Mon, April 16, 12:25 to 1:55pm, New York Hilton Midtown, Floor: Concourse Level, Concourse A Room

Abstract

In this paper, Terrenda White critically examines the practices of "No Excuses" (NE) corporate-styled charter schools in New York City, including the cultural dimensions of whiteness and racism. Based on a two-year qualitative research study of school leaders and teachers in a NE charter school, including interviews and observations, she reveals how white, middle-class norms shaped school climate and constructed Black students as deficient, resulting in a hyper-focus on students' individual choices, behaviors, and academic outcomes. Despite the expressed objectives of teachers to improve academic quality, senior managers whose ideas about schooling were predicated on White middle-class norms of speech, language, dress and behavior rigidly scripted classroom practices. Myopic attention to test score production and organizational expansion on the part of management worked to exacerbate racialized cultural differences between largely Black and Latino/a students and predominantly White teachers and leaders. Moreover, the school’s overreliance on less experienced teachers with weak ties to the local community, and lack of autonomy for teachers interested in sociocultural approaches to teaching, were part and parcel of poor working conditions that shaped chronically high teacher turnover. The presenter considers the implications of school practices, working conditions, and teacher-student relationships for student discipline, including suspension and expulsion. Indeed, suspension rates of the NE charter school were five times higher than comparable district schools and non-NE charter schools.

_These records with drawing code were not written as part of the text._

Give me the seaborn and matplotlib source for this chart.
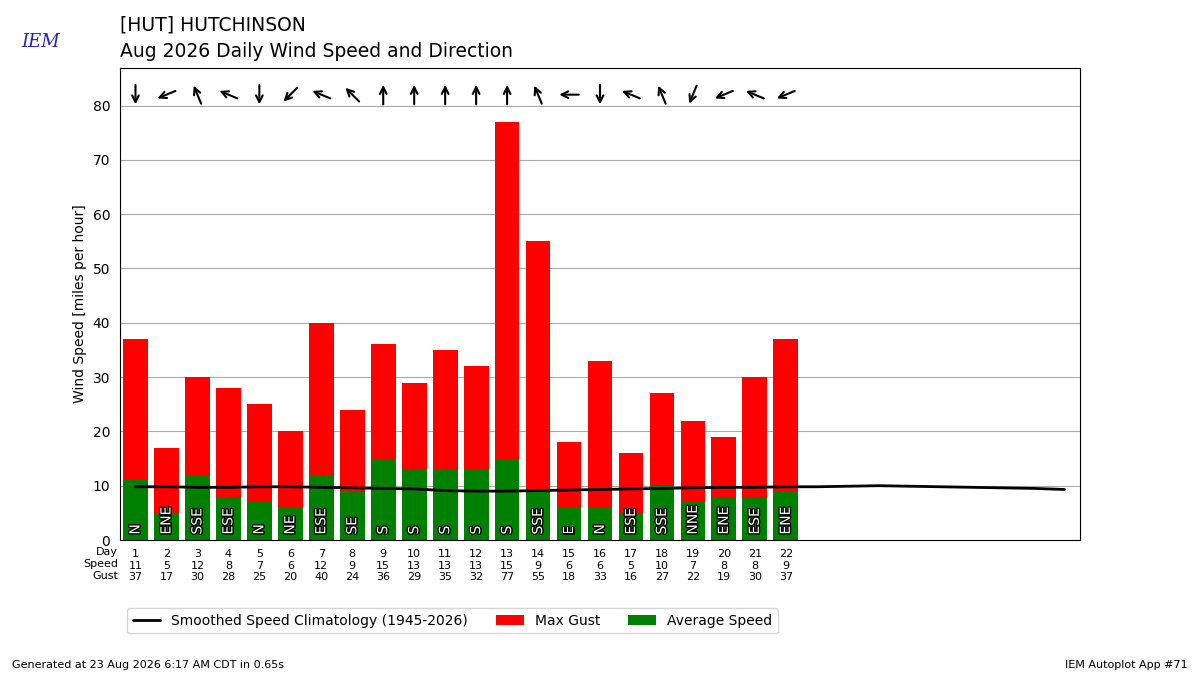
import numpy as np
import matplotlib
matplotlib.use("Agg")
import matplotlib.pyplot as plt
import matplotlib.patheffects as pe
from matplotlib.transforms import offset_copy
import seaborn as sns

days = list(range(1, 23))
speed = [11, 5, 12, 8, 7, 6, 12, 9, 15, 13, 13, 13, 15, 9, 6, 6, 5, 10, 7, 8, 8, 9]
gust = [37, 17, 30, 28, 25, 20, 40, 24, 36, 29, 35, 32, 77, 55, 18, 33, 16, 27, 22, 19, 30, 37]
dirs = ["N", "ENE", "SSE", "ESE", "N", "NE", "ESE", "SE", "S", "S", "S", "S", "S",
        "SSE", "E", "N", "ESE", "SSE", "NNE", "ENE", "ESE", "ENE"]
clim_days = list(range(1, 32))
clim = [9.8, 9.8, 9.7, 9.7, 9.8, 9.8, 9.7, 9.6, 9.5, 9.4, 9.1, 9.0, 9.0, 9.1, 9.2, 9.3,
        9.4, 9.5, 9.6, 9.7, 9.7, 9.8, 9.8, 9.9, 10.0, 9.9, 9.8, 9.7, 9.6, 9.5, 9.3]

compass = ["N", "NNE", "NE", "ENE", "E", "ESE", "SE", "SSE",
           "S", "SSW", "SW", "WSW", "W", "WNW", "NW", "NNW"]

sns.set_style("white")
plt.rcParams["font.family"] = ["DejaVu Sans"]
plt.rcParams["text.color"] = "black"
plt.rcParams["axes.labelcolor"] = "black"
plt.rcParams["xtick.color"] = "black"
plt.rcParams["ytick.color"] = "black"

fig = plt.figure(figsize=(12, 6.75), dpi=100)
ax = fig.add_axes([0.1, 0.2, 0.8, 0.7])

sns.barplot(x=days, y=gust, color="red", saturation=1, width=0.8, ax=ax,
            native_scale=True, label="Max Gust", linewidth=0)
sns.barplot(x=days, y=speed, color="green", saturation=1, width=0.8, ax=ax,
            native_scale=True, label="Average Speed", linewidth=0)
sns.lineplot(x=clim_days, y=clim, color="black", lw=2, ax=ax,
             label="Smoothed Speed Climatology (1945-2026)")

for d, s in zip(days, dirs):
    ax.text(d, 1, s, rotation=90, ha="center", va="bottom", color="white", fontsize=10,
            path_effects=[pe.withStroke(linewidth=2, foreground="black")])
    deg = compass.index(s) * 22.5
    dx = -np.sin(np.radians(deg)) * 14
    dy = -np.cos(np.radians(deg)) * 14
    head = offset_copy(ax.transData, fig=fig, x=dx / 2, y=dy / 2, units="points")
    tail = offset_copy(ax.transData, fig=fig, x=-dx / 2, y=-dy / 2, units="points")
    ax.annotate("", xy=(d, 82), xycoords=head, xytext=(d, 82), textcoords=tail,
                annotation_clip=False,
                arrowprops=dict(arrowstyle="->", lw=1.5, color="black",
                                shrinkA=0, shrinkB=0, mutation_scale=12))

ax.set_xlim(0.5, 31.5)
ax.set_ylim(0, 87)
ax.set_yticks(range(0, 81, 10))
ax.yaxis.grid(True, color="#aaaaaa")
ax.set_axisbelow(True)
for sp in ax.spines.values():
    sp.set_color("black")
ax.set_ylabel("Wind Speed [miles per hour]")
ax.set_xticks(days)
ax.set_xticklabels([f"{d}\n{s}\n{g}" for d, s, g in zip(days, speed, gust)], fontsize=8)
ax.tick_params(axis="x", length=3)
ax.tick_params(axis="y", labelsize=10)
ax.text(-0.002, -0.0155, "Day\nSpeed\nGust", transform=ax.transAxes, ha="right",
        va="top", fontsize=8, linespacing=1.2)

h, l = ax.get_legend_handles_labels()
order = [l.index("Smoothed Speed Climatology (1945-2026)"), l.index("Max Gust"),
         l.index("Average Speed")]
ax.legend([h[i] for i in order], [l[i] for i in order], ncol=3,
          loc="upper left", bbox_to_anchor=(0.0, -0.13), fontsize=10)

fig.text(0.1, 0.955, "[HUT] HUTCHINSON", fontsize=13.5)
fig.text(0.1, 0.915, "Aug 2026 Daily Wind Speed and Direction", fontsize=13.5)
fig.text(0.018, 0.93, "IEM", fontsize=13, color="#2222cc", style="italic",
         family="DejaVu Serif")
fig.text(0.01, 0.01, "Generated at 23 Aug 2026 6:17 AM CDT in 0.65s", fontsize=8)
fig.text(0.99, 0.01, "IEM Autoplot App #71", fontsize=8, ha="right")

fig.savefig("out.png", dpi=100)
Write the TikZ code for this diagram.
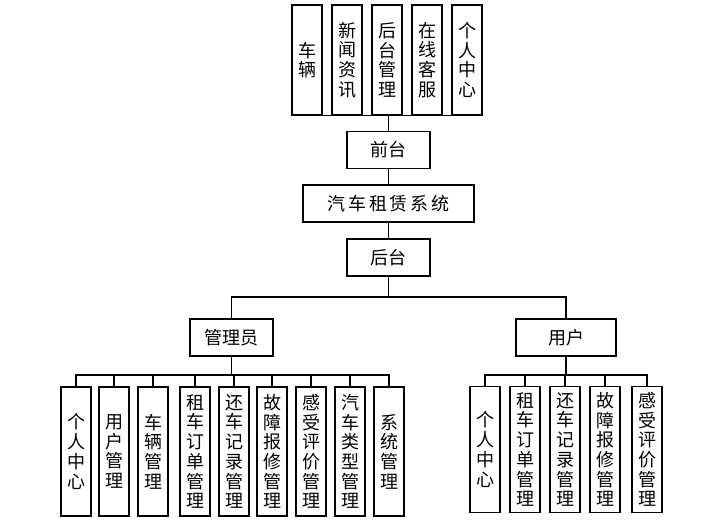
\documentclass[tikz,border=0pt]{standalone}
\usepackage{fontspec}
\newfontfamily\cjk{Noto Sans CJK SC}
\newfontfamily\cjkwide[LetterSpace=16]{Noto Sans CJK SC}
\usepackage{tikz}
\usetikzlibrary{positioning,calc}
\tikzset{pxgrid/.style={x=1pt, y=-1pt}}
\tikzset{dbox/.style={draw, line width=1.6pt, inner sep=0pt, align=center, font=\cjk\fontsize{18}{19.7}\selectfont}}
\tikzset{hbox/.style={dbox, minimum width=83pt, minimum height=37pt}}
\tikzset{vbox/.style={dbox, minimum width=30pt}}
\tikzset{link/.style={draw, line width=1.1pt}}

\begin{document}
\begin{tikzpicture}[pxgrid]
    \useasboundingbox (0,0) rectangle (726,526);
    % front end modules
    \foreach \n/\x/\t in {t1/307/{车\\辆}, t2/347/{新\\闻\\资\\讯}, t3/387/{后\\台\\管\\理},
                          t4/427/{在\\线\\客\\服}, t5/467/{个\\人\\中\\心}}
        \node[vbox, minimum height=110pt] (\n) at (\x,60) {\t};
    \draw[link] (t1.south west) -- (t5.south east);
    \node[hbox] (front) at (388.5,150) {前台};
    \node[hbox, minimum width=171pt, font=\cjkwide\fontsize{18}{19.7}\selectfont] (sys) at (388.5,203.5) {汽车租赁系统};
    \node[hbox] (back) at (388.5,257.5) {后台};
    \draw[link] (front.north) -- (front.north |- t3.south);
    \draw[link] (front) -- (sys);
    \draw[link] (sys) -- (back);
    % back end roles
    \node[hbox] (admin) at (231.5,337.5) {管理员};
    \node[hbox, minimum width=100pt] (user) at (566,337.5) {用户};
    \coordinate (split) at (388.5,297);
    \draw[link] (back) -- (split);
    \draw[link] (split) -| (admin);
    \draw[link] (split) -| (user);
    % admin modules
    \coordinate (abus) at (231.5,375);
    \draw[link] (admin) -- (abus);
    \foreach \n/\x/\t in {a1/76/{个\\人\\中\\心}, a2/114/{用\\户\\管\\理}, a3/153/{车\\辆\\管\\理},
                          a4/195/{租\\车\\订\\单\\管\\理}, a5/234/{还\\车\\记\\录\\管\\理},
                          a6/272/{故\\障\\报\\修\\管\\理}, a7/311/{感\\受\\评\\价\\管\\理},
                          a8/350/{汽\\车\\类\\型\\管\\理}, a9/389/{系\\统\\管\\理}}{
        \node[vbox, minimum height=129pt] (\n) at (\x,451.5) {\t};
        \draw[link] (abus) -| (\n);
    }
    % user modules
    \coordinate (ubus) at (566,375);
    \draw[link] (user) -- (ubus);
    \foreach \n/\x/\t in {u1/485/{个\\人\\中\\心}, u2/525/{租\\车\\订\\单\\管\\理},
                          u3/565/{还\\车\\记\\录\\管\\理}, u4/605/{故\\障\\报\\修\\管\\理},
                          u5/647/{感\\受\\评\\价\\管\\理}}{
        \node[vbox, minimum height=126pt] (\n) at (\x,449.5) {\t};
        \draw[link] (ubus) -| (\n);
    }
\end{tikzpicture}
\end{document}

Thus, using a critical race theory lens, White explains how a culture of whiteness contributes to problematic patterns of high student suspension and attrition—an organizational and institutionalized form of racialized marginalization. The implications of the study for broader policy initiatives are also discussed, such as the push to “scale up” charter schools, including NE charter schools in communities of color, by a powerful bloc of largely White venture philanthropists and private foundation leaders. Ultimately, the paper’s findings illuminate two interrelated dimensions of inequity that market reforms have produced: a limited diversity of choices (due to the replication of charter schools driven by White entrepreneurial elites) and limited choices for diversity (due to assimilationist NE practices that limit diverse forms of teaching and learning inside schools).